__Stated goal__
Exactly repeat the material, dropping only the pictures.

— start —

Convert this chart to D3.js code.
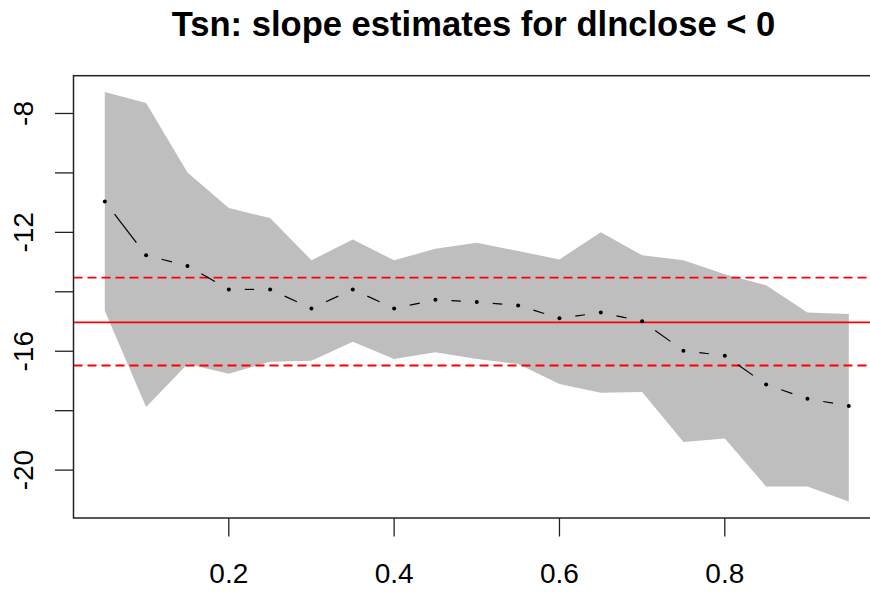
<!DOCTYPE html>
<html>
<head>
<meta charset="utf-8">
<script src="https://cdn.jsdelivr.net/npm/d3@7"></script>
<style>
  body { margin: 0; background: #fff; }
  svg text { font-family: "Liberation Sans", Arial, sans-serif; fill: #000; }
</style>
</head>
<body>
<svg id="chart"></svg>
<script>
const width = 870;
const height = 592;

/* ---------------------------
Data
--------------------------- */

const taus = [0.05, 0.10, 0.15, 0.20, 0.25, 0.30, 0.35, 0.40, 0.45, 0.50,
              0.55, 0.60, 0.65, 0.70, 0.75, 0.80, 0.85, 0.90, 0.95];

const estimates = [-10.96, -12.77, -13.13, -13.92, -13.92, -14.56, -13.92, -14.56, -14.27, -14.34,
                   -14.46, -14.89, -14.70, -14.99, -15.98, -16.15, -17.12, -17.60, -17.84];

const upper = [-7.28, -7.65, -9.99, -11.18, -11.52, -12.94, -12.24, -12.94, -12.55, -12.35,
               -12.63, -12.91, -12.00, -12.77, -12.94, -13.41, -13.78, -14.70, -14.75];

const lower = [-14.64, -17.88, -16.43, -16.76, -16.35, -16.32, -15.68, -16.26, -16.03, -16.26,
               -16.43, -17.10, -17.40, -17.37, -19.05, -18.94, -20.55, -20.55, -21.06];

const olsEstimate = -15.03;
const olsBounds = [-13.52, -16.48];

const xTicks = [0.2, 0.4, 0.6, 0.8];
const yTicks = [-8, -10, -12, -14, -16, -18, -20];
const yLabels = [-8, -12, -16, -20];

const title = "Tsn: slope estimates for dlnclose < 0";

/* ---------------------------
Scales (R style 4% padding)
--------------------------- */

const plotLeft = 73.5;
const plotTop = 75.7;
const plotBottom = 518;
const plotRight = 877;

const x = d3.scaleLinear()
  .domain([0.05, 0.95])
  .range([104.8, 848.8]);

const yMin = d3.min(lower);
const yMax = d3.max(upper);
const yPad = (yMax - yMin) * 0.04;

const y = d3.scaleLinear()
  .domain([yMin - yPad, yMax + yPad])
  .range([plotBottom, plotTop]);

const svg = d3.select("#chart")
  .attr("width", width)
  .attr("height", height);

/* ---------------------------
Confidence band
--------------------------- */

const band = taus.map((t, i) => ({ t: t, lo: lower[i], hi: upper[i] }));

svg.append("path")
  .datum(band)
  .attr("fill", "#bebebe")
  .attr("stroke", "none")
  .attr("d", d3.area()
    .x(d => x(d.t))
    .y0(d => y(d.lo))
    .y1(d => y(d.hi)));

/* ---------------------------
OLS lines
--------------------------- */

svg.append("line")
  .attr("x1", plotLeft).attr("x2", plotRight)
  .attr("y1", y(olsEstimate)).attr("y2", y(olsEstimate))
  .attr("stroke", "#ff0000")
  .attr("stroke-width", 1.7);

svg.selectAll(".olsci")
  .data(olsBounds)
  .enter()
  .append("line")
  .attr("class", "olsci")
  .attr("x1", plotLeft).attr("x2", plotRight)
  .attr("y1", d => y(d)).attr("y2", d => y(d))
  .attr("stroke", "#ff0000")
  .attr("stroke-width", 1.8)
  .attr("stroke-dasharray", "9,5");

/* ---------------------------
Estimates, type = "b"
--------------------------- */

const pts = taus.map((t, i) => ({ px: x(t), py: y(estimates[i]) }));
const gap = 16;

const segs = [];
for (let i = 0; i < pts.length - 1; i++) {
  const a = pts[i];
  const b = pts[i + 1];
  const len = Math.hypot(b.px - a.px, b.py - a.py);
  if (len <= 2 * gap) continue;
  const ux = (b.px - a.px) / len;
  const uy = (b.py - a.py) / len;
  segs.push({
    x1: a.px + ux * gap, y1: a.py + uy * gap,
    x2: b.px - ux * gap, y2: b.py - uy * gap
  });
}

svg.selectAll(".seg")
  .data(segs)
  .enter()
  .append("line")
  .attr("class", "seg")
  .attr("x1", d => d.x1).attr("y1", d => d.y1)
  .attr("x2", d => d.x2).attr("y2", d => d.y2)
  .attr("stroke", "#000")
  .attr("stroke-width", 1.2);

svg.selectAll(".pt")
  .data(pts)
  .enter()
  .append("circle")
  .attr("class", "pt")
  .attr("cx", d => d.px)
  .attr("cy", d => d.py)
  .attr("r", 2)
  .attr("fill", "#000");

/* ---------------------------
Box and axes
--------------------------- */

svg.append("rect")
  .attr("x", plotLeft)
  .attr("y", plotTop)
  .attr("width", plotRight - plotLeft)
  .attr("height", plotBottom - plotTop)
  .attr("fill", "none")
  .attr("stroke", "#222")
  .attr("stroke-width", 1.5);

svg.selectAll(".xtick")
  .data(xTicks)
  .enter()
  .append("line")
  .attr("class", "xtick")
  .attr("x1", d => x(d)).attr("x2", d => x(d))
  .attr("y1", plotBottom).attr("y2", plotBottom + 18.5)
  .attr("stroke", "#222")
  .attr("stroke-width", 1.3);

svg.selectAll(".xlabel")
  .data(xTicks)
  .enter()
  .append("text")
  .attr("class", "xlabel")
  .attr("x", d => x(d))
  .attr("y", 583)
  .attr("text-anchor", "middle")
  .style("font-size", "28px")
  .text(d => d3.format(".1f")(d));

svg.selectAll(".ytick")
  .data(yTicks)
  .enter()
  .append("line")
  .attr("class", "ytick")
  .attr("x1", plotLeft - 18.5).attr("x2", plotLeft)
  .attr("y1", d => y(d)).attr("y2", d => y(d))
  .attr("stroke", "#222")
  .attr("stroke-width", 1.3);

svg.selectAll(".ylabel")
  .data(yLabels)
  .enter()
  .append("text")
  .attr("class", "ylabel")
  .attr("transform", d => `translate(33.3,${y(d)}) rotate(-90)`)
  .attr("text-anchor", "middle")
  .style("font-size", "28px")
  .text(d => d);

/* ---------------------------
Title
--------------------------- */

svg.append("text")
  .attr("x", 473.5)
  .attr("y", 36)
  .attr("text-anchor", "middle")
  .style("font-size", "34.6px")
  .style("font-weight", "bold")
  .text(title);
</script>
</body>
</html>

— end —

__Result of the task__
Convert this chart to D3.js code.
<!DOCTYPE html>
<html>
<head>
<meta charset="utf-8">
<script src="https://cdn.jsdelivr.net/npm/d3@7"></script>
<style>
  body { margin: 0; background: #fff; }
  svg text { font-family: "Liberation Sans", Arial, sans-serif; fill: #000; }
</style>
</head>
<body>
<svg id="chart"></svg>
<script>
const width = 870;
const height = 592;

/* ---------------------------
Data
--------------------------- */

const taus = [0.05, 0.10, 0.15, 0.20, 0.25, 0.30, 0.35, 0.40, 0.45, 0.50,
              0.55, 0.60, 0.65, 0.70, 0.75, 0.80, 0.85, 0.90, 0.95];

const estimates = [-10.96, -12.77, -13.13, -13.92, -13.92, -14.56, -13.92, -14.56, -14.27, -14.34,
                   -14.46, -14.89, -14.70, -14.99, -15.98, -16.15, -17.12, -17.60, -17.84];

const upper = [-7.28, -7.65, -9.99, -11.18, -11.52, -12.94, -12.24, -12.94, -12.55, -12.35,
               -12.63, -12.91, -12.00, -12.77, -12.94, -13.41, -13.78, -14.70, -14.75];

const lower = [-14.64, -17.88, -16.43, -16.76, -16.35, -16.32, -15.68, -16.26, -16.03, -16.26,
               -16.43, -17.10, -17.40, -17.37, -19.05, -18.94, -20.55, -20.55, -21.06];

const olsEstimate = -15.03;
const olsBounds = [-13.52, -16.48];

const xTicks = [0.2, 0.4, 0.6, 0.8];
const yTicks = [-8, -10, -12, -14, -16, -18, -20];
const yLabels = [-8, -12, -16, -20];

const title = "Tsn: slope estimates for dlnclose < 0";

/* ---------------------------
Scales (R style 4% padding)
--------------------------- */

const plotLeft = 73.5;
const plotTop = 75.7;
const plotBottom = 518;
const plotRight = 877;

const x = d3.scaleLinear()
  .domain([0.05, 0.95])
  .range([104.8, 848.8]);

const yMin = d3.min(lower);
const yMax = d3.max(upper);
const yPad = (yMax - yMin) * 0.04;

const y = d3.scaleLinear()
  .domain([yMin - yPad, yMax + yPad])
  .range([plotBottom, plotTop]);

const svg = d3.select("#chart")
  .attr("width", width)
  .attr("height", height);

/* ---------------------------
Confidence band
--------------------------- */

const band = taus.map((t, i) => ({ t: t, lo: lower[i], hi: upper[i] }));

svg.append("path")
  .datum(band)
  .attr("fill", "#bebebe")
  .attr("stroke", "none")
  .attr("d", d3.area()
    .x(d => x(d.t))
    .y0(d => y(d.lo))
    .y1(d => y(d.hi)));

/* ---------------------------
OLS lines
--------------------------- */

svg.append("line")
  .attr("x1", plotLeft).attr("x2", plotRight)
  .attr("y1", y(olsEstimate)).attr("y2", y(olsEstimate))
  .attr("stroke", "#ff0000")
  .attr("stroke-width", 1.7);

svg.selectAll(".olsci")
  .data(olsBounds)
  .enter()
  .append("line")
  .attr("class", "olsci")
  .attr("x1", plotLeft).attr("x2", plotRight)
  .attr("y1", d => y(d)).attr("y2", d => y(d))
  .attr("stroke", "#ff0000")
  .attr("stroke-width", 1.8)
  .attr("stroke-dasharray", "9,5");

/* ---------------------------
Estimates, type = "b"
--------------------------- */

const pts = taus.map((t, i) => ({ px: x(t), py: y(estimates[i]) }));
const gap = 16;

const segs = [];
for (let i = 0; i < pts.length - 1; i++) {
  const a = pts[i];
  const b = pts[i + 1];
  const len = Math.hypot(b.px - a.px, b.py - a.py);
  if (len <= 2 * gap) continue;
  const ux = (b.px - a.px) / len;
  const uy = (b.py - a.py) / len;
  segs.push({
    x1: a.px + ux * gap, y1: a.py + uy * gap,
    x2: b.px - ux * gap, y2: b.py - uy * gap
  });
}

svg.selectAll(".seg")
  .data(segs)
  .enter()
  .append("line")
  .attr("class", "seg")
  .attr("x1", d => d.x1).attr("y1", d => d.y1)
  .attr("x2", d => d.x2).attr("y2", d => d.y2)
  .attr("stroke", "#000")
  .attr("stroke-width", 1.2);

svg.selectAll(".pt")
  .data(pts)
  .enter()
  .append("circle")
  .attr("class", "pt")
  .attr("cx", d => d.px)
  .attr("cy", d => d.py)
  .attr("r", 2)
  .attr("fill", "#000");

/* ---------------------------
Box and axes
--------------------------- */

svg.append("rect")
  .attr("x", plotLeft)
  .attr("y", plotTop)
  .attr("width", plotRight - plotLeft)
  .attr("height", plotBottom - plotTop)
  .attr("fill", "none")
  .attr("stroke", "#222")
  .attr("stroke-width", 1.5);

svg.selectAll(".xtick")
  .data(xTicks)
  .enter()
  .append("line")
  .attr("class", "xtick")
  .attr("x1", d => x(d)).attr("x2", d => x(d))
  .attr("y1", plotBottom).attr("y2", plotBottom + 18.5)
  .attr("stroke", "#222")
  .attr("stroke-width", 1.3);

svg.selectAll(".xlabel")
  .data(xTicks)
  .enter()
  .append("text")
  .attr("class", "xlabel")
  .attr("x", d => x(d))
  .attr("y", 583)
  .attr("text-anchor", "middle")
  .style("font-size", "28px")
  .text(d => d3.format(".1f")(d));

svg.selectAll(".ytick")
  .data(yTicks)
  .enter()
  .append("line")
  .attr("class", "ytick")
  .attr("x1", plotLeft - 18.5).attr("x2", plotLeft)
  .attr("y1", d => y(d)).attr("y2", d => y(d))
  .attr("stroke", "#222")
  .attr("stroke-width", 1.3);

svg.selectAll(".ylabel")
  .data(yLabels)
  .enter()
  .append("text")
  .attr("class", "ylabel")
  .attr("transform", d => `translate(33.3,${y(d)}) rotate(-90)`)
  .attr("text-anchor", "middle")
  .style("font-size", "28px")
  .text(d => d);

/* ---------------------------
Title
--------------------------- */

svg.append("text")
  .attr("x", 473.5)
  .attr("y", 36)
  .attr("text-anchor", "middle")
  .style("font-size", "34.6px")
  .style("font-weight", "bold")
  .text(title);
</script>
</body>
</html>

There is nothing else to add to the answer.